Given exercise:
State how many lines of the entries below hold the word "this"; reply with nothing but the number.
** start Source data **
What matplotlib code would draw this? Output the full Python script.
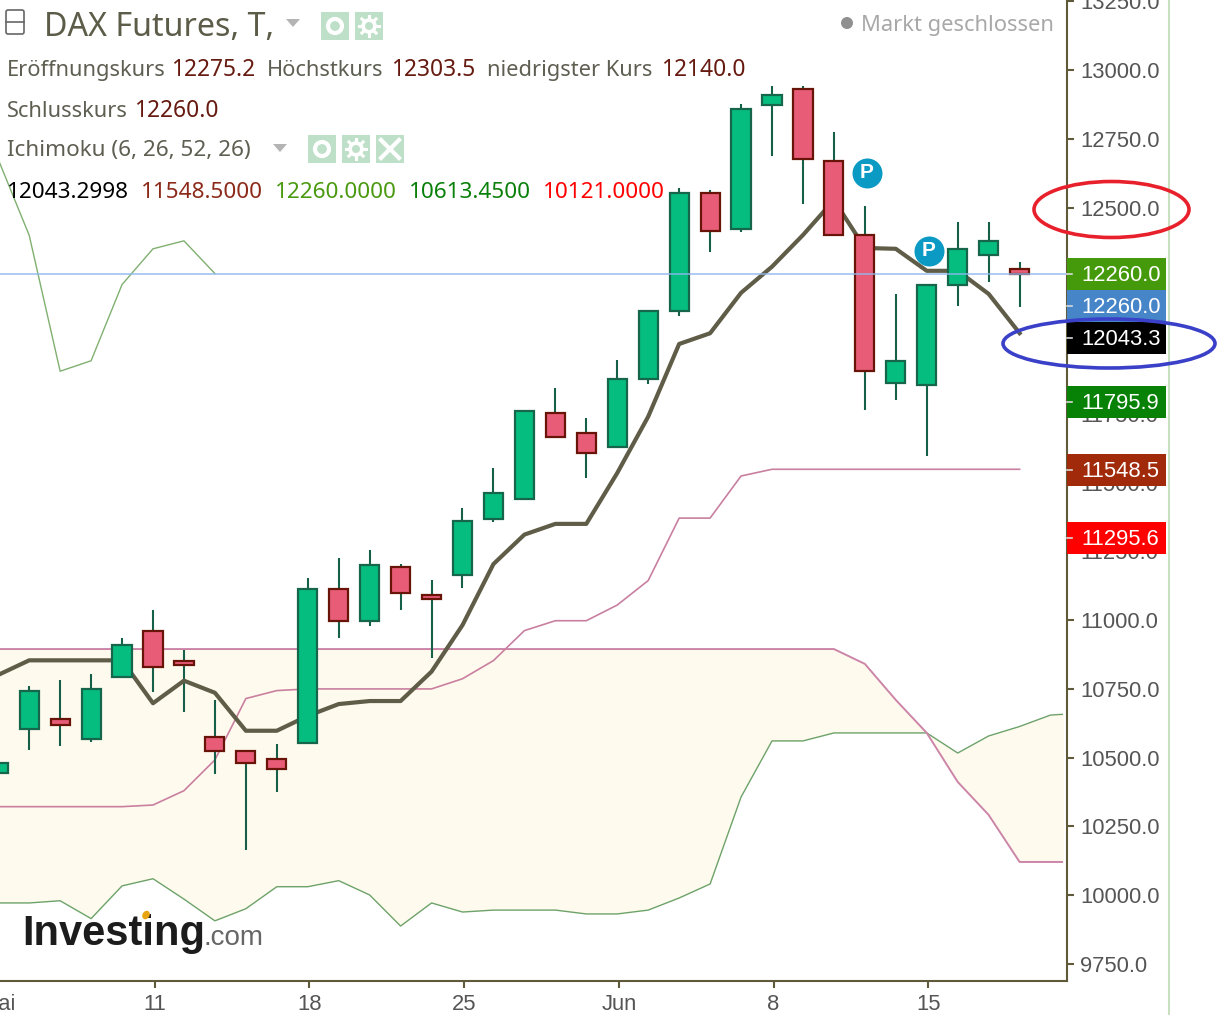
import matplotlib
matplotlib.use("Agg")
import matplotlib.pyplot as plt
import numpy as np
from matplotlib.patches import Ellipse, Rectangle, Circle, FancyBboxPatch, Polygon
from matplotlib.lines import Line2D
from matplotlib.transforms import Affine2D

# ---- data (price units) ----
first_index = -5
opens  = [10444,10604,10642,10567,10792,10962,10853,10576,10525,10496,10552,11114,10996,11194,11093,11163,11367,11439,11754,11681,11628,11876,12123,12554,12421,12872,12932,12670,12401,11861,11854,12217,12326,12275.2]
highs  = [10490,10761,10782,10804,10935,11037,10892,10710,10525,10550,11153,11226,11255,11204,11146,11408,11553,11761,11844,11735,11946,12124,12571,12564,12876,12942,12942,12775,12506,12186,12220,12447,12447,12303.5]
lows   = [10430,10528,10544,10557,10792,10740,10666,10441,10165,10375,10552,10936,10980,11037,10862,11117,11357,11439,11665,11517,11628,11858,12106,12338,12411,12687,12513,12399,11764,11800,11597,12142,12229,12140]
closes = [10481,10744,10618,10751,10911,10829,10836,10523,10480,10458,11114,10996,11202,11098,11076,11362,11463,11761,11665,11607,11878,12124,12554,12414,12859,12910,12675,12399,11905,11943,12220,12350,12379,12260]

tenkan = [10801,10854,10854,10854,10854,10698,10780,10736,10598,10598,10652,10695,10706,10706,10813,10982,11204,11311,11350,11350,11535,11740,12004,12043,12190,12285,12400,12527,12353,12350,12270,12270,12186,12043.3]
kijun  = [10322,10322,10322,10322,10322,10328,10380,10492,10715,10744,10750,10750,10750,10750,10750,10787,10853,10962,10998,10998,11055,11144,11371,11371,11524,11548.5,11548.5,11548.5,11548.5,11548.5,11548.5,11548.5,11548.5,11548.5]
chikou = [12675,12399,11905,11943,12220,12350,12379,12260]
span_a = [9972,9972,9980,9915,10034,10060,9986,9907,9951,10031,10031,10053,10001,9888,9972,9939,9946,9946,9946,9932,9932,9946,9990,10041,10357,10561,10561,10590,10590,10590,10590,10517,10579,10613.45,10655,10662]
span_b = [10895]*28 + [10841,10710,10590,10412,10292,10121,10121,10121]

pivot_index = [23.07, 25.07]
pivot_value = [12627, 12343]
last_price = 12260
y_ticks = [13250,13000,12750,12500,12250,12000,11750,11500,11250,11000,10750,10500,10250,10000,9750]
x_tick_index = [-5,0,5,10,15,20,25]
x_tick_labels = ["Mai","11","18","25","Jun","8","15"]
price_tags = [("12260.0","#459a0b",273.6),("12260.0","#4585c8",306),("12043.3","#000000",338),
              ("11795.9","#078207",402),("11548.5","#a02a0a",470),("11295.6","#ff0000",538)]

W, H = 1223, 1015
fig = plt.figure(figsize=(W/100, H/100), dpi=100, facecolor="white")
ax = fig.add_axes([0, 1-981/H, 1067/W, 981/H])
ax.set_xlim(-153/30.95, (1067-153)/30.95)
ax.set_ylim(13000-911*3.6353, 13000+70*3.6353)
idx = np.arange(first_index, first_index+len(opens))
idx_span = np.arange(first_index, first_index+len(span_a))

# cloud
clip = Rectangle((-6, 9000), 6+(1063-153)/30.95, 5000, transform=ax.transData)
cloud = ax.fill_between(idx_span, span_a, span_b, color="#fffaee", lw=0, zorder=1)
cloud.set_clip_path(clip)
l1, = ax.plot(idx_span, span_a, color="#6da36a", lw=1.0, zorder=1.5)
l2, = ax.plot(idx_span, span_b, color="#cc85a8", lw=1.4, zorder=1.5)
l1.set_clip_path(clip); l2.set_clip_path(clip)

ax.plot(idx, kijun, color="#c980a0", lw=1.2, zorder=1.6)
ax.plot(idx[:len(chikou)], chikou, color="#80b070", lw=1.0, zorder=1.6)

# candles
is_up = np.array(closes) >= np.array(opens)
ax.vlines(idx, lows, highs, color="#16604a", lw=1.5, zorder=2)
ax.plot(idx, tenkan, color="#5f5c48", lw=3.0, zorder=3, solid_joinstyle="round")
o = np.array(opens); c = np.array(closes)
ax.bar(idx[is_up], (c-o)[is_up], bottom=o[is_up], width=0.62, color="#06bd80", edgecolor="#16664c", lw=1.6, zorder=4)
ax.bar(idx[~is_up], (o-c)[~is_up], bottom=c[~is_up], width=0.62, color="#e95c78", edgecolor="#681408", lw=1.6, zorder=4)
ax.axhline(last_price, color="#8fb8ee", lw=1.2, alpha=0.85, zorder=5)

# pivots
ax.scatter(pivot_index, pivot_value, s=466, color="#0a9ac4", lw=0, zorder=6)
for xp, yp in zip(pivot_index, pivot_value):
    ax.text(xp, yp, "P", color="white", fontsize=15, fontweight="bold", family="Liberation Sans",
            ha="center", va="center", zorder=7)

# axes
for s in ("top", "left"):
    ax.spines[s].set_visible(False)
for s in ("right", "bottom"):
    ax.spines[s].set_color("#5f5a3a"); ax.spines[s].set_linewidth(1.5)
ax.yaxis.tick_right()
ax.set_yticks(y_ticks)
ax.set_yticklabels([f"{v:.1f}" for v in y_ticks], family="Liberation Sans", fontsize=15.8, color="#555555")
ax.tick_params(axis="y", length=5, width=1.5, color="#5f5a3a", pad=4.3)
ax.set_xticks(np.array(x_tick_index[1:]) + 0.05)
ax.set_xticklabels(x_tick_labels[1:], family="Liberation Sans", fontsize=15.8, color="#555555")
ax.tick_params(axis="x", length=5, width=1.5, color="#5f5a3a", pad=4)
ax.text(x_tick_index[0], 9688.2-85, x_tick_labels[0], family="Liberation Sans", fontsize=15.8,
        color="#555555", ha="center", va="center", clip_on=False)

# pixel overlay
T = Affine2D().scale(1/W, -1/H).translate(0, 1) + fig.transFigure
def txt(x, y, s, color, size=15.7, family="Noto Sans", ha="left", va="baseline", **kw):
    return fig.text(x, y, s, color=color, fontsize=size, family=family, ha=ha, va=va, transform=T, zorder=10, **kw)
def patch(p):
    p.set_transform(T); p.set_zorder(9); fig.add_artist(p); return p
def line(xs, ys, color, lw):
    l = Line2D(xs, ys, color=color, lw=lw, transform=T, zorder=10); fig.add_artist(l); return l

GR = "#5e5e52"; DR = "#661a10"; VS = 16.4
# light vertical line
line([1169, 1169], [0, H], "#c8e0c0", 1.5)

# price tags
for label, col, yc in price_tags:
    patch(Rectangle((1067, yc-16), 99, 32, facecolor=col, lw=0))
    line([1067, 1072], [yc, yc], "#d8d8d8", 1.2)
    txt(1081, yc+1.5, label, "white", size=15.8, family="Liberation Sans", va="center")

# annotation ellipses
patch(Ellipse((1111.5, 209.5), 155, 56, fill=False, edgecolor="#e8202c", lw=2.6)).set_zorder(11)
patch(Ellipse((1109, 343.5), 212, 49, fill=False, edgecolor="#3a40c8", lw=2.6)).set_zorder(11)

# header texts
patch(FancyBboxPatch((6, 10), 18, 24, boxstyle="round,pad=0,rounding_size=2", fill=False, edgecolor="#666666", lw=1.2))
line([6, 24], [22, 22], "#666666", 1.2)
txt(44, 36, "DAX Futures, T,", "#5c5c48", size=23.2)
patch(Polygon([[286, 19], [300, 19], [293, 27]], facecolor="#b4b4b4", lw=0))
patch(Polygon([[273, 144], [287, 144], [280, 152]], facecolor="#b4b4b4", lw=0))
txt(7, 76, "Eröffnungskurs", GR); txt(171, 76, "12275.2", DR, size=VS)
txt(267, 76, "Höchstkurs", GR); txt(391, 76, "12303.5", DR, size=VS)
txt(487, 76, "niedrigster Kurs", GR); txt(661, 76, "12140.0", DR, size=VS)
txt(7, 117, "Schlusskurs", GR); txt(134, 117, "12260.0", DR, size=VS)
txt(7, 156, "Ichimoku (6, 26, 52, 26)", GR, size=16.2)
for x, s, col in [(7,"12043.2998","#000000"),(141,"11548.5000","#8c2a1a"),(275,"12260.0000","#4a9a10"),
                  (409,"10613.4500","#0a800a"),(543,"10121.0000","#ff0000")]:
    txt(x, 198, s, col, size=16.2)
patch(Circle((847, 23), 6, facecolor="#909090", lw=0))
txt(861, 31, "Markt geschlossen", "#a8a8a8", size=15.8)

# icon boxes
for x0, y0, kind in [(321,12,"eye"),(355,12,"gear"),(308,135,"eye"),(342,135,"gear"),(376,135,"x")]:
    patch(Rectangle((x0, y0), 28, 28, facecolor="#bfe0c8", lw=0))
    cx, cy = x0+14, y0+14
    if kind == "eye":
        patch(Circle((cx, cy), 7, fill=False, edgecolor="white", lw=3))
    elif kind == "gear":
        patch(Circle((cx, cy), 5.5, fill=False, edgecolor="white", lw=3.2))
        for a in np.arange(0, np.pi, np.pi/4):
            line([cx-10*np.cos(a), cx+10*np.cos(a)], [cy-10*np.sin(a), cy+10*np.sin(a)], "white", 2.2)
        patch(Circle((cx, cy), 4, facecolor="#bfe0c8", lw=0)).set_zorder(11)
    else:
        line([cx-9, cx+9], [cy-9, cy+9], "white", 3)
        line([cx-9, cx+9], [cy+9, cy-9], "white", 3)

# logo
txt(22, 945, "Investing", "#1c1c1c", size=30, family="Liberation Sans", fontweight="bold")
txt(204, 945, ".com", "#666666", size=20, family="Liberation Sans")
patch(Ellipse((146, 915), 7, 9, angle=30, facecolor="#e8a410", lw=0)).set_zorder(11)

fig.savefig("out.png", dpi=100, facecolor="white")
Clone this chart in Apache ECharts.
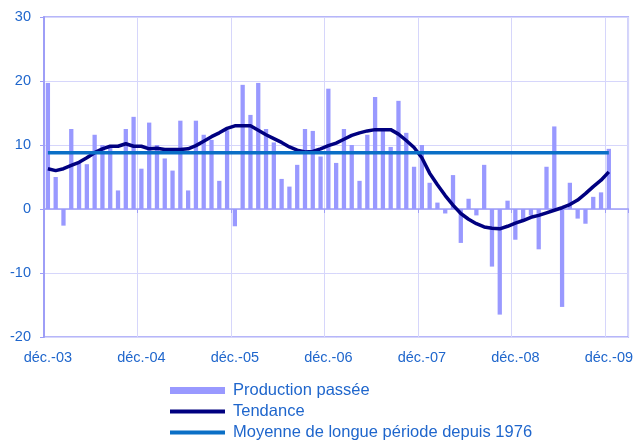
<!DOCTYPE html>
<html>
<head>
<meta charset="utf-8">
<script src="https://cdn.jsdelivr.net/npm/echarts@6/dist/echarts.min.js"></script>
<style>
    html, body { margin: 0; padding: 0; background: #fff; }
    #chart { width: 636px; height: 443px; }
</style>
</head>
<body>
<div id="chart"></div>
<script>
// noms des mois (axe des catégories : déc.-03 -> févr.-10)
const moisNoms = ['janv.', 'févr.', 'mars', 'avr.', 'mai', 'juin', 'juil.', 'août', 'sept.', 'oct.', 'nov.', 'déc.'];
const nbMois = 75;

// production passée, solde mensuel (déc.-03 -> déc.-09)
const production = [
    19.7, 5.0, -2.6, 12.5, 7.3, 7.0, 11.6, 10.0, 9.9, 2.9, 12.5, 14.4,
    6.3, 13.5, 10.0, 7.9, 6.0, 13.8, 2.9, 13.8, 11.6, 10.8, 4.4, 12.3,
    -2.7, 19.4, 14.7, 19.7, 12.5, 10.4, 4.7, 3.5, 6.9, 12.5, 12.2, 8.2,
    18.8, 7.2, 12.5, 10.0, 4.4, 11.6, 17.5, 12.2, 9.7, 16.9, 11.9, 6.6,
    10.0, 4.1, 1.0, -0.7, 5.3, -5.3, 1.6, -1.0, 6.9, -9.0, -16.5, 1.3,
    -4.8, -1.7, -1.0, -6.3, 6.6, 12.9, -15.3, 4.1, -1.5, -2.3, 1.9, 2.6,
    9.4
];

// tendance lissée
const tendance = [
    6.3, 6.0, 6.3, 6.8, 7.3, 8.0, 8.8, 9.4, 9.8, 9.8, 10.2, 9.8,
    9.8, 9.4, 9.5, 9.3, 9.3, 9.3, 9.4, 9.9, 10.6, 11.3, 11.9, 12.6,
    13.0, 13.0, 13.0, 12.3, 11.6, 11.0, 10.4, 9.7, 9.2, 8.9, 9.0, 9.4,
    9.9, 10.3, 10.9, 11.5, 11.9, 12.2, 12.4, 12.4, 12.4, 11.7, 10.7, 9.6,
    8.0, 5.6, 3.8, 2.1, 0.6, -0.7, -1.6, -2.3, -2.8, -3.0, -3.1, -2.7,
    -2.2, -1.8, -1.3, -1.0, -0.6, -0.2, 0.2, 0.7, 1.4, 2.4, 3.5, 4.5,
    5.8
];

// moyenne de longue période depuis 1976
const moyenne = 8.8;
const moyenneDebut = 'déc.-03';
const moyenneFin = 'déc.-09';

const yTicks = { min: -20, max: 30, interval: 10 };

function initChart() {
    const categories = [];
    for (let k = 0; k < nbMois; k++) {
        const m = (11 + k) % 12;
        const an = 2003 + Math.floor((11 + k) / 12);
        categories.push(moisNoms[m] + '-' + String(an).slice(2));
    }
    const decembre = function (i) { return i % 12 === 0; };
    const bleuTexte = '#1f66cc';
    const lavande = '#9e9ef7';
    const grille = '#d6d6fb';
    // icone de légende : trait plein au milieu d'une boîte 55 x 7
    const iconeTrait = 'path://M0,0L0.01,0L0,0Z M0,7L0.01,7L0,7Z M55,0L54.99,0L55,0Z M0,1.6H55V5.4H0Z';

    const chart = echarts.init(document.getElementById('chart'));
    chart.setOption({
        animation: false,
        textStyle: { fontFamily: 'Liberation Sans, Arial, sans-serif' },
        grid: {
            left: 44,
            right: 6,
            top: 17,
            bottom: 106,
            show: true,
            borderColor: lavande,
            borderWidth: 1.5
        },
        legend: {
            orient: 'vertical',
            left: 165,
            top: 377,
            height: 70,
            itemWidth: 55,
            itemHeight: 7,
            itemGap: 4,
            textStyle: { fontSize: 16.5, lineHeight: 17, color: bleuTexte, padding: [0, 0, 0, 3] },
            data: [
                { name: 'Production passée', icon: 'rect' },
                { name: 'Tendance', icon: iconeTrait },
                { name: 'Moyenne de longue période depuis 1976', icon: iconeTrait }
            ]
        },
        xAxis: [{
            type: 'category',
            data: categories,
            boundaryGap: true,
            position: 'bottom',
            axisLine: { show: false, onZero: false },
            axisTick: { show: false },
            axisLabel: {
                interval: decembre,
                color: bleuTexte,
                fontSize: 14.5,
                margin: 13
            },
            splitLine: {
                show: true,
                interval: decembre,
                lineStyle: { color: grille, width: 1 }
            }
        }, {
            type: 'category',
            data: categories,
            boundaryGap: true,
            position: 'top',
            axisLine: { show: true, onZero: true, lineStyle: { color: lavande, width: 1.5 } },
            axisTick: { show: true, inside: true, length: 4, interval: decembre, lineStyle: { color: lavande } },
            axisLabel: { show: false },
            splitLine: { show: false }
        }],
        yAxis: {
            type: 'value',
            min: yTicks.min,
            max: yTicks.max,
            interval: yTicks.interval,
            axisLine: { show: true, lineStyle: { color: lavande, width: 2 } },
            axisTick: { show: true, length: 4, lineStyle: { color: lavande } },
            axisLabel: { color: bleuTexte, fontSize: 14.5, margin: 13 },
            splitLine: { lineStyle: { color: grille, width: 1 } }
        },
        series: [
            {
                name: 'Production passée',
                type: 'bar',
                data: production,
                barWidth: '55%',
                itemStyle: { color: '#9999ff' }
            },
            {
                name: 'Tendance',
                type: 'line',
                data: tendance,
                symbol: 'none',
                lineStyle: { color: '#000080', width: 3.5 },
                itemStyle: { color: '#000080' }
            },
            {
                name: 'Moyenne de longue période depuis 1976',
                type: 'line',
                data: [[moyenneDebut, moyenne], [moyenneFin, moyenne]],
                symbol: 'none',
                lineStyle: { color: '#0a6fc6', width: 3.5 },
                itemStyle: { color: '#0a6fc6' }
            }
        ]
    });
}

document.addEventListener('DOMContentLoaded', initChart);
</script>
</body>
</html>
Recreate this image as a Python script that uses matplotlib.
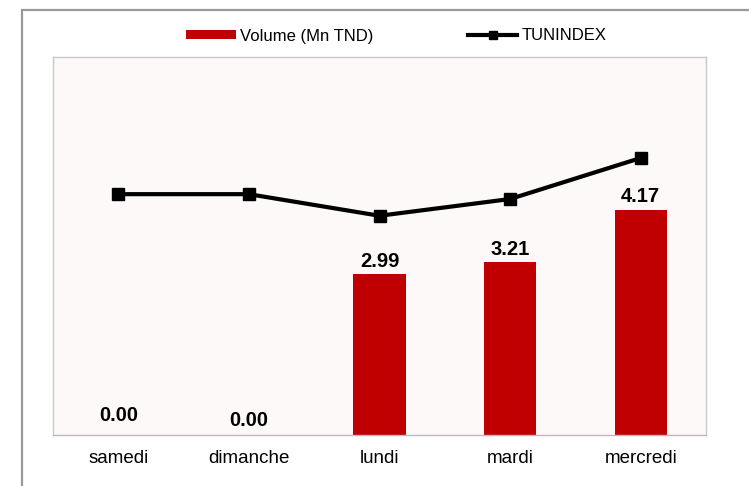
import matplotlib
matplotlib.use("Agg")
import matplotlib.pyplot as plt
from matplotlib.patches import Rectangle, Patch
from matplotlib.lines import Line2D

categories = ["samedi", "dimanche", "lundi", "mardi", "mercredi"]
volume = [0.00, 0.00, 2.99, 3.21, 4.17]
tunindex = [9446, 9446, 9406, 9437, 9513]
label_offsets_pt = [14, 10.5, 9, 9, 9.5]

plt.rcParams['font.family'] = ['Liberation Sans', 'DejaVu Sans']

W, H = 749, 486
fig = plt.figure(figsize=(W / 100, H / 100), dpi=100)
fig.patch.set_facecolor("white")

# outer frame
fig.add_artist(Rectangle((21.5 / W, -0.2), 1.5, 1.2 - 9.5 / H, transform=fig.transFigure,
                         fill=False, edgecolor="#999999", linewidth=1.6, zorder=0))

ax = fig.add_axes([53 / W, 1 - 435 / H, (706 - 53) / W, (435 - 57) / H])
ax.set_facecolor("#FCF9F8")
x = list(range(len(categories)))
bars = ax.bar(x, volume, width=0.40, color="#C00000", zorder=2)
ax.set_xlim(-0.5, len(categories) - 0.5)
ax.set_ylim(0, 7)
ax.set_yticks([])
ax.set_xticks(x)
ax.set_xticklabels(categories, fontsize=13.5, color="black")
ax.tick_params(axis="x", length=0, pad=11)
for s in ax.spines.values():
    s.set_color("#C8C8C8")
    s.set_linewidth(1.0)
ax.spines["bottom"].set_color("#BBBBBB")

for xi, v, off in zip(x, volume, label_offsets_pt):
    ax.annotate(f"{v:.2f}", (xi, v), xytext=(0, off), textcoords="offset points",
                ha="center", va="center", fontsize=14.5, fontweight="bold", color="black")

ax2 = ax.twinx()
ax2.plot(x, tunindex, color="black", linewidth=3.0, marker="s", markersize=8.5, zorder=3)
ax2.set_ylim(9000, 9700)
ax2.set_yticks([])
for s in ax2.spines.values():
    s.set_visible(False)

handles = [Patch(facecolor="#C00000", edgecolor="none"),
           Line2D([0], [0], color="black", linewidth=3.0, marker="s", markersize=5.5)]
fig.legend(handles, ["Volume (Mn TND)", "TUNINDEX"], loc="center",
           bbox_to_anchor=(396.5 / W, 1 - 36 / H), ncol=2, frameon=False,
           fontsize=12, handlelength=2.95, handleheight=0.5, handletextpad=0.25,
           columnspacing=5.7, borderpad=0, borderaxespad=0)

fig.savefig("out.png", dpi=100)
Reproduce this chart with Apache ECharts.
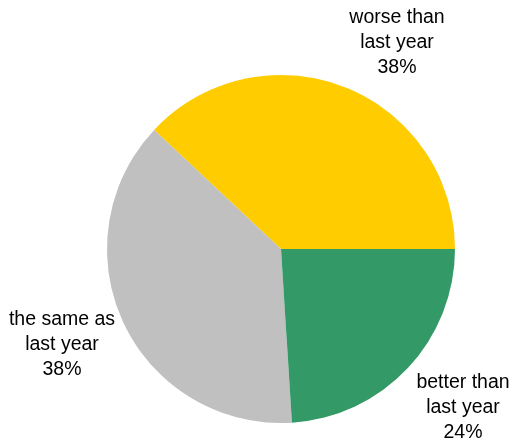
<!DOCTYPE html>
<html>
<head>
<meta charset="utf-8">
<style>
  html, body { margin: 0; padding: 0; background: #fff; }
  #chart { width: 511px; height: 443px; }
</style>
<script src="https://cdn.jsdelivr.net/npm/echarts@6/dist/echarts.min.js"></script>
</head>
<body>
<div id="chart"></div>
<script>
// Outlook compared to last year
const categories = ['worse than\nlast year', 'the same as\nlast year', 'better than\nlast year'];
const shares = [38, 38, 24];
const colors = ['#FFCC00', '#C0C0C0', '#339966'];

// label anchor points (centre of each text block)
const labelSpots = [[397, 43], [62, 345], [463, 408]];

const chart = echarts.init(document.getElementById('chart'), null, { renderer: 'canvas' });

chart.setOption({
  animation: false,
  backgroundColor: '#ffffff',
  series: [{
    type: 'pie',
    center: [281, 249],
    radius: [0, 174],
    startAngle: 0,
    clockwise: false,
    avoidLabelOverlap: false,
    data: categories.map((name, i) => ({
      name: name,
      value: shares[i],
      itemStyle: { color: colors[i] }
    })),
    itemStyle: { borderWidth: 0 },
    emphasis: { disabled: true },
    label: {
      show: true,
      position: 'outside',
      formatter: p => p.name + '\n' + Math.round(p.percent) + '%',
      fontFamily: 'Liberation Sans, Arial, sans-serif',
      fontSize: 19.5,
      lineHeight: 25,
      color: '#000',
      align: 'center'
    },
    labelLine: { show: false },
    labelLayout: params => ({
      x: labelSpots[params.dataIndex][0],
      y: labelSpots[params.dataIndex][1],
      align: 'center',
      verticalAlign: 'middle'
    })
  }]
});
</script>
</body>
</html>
** end Source data **
Solved problem:
4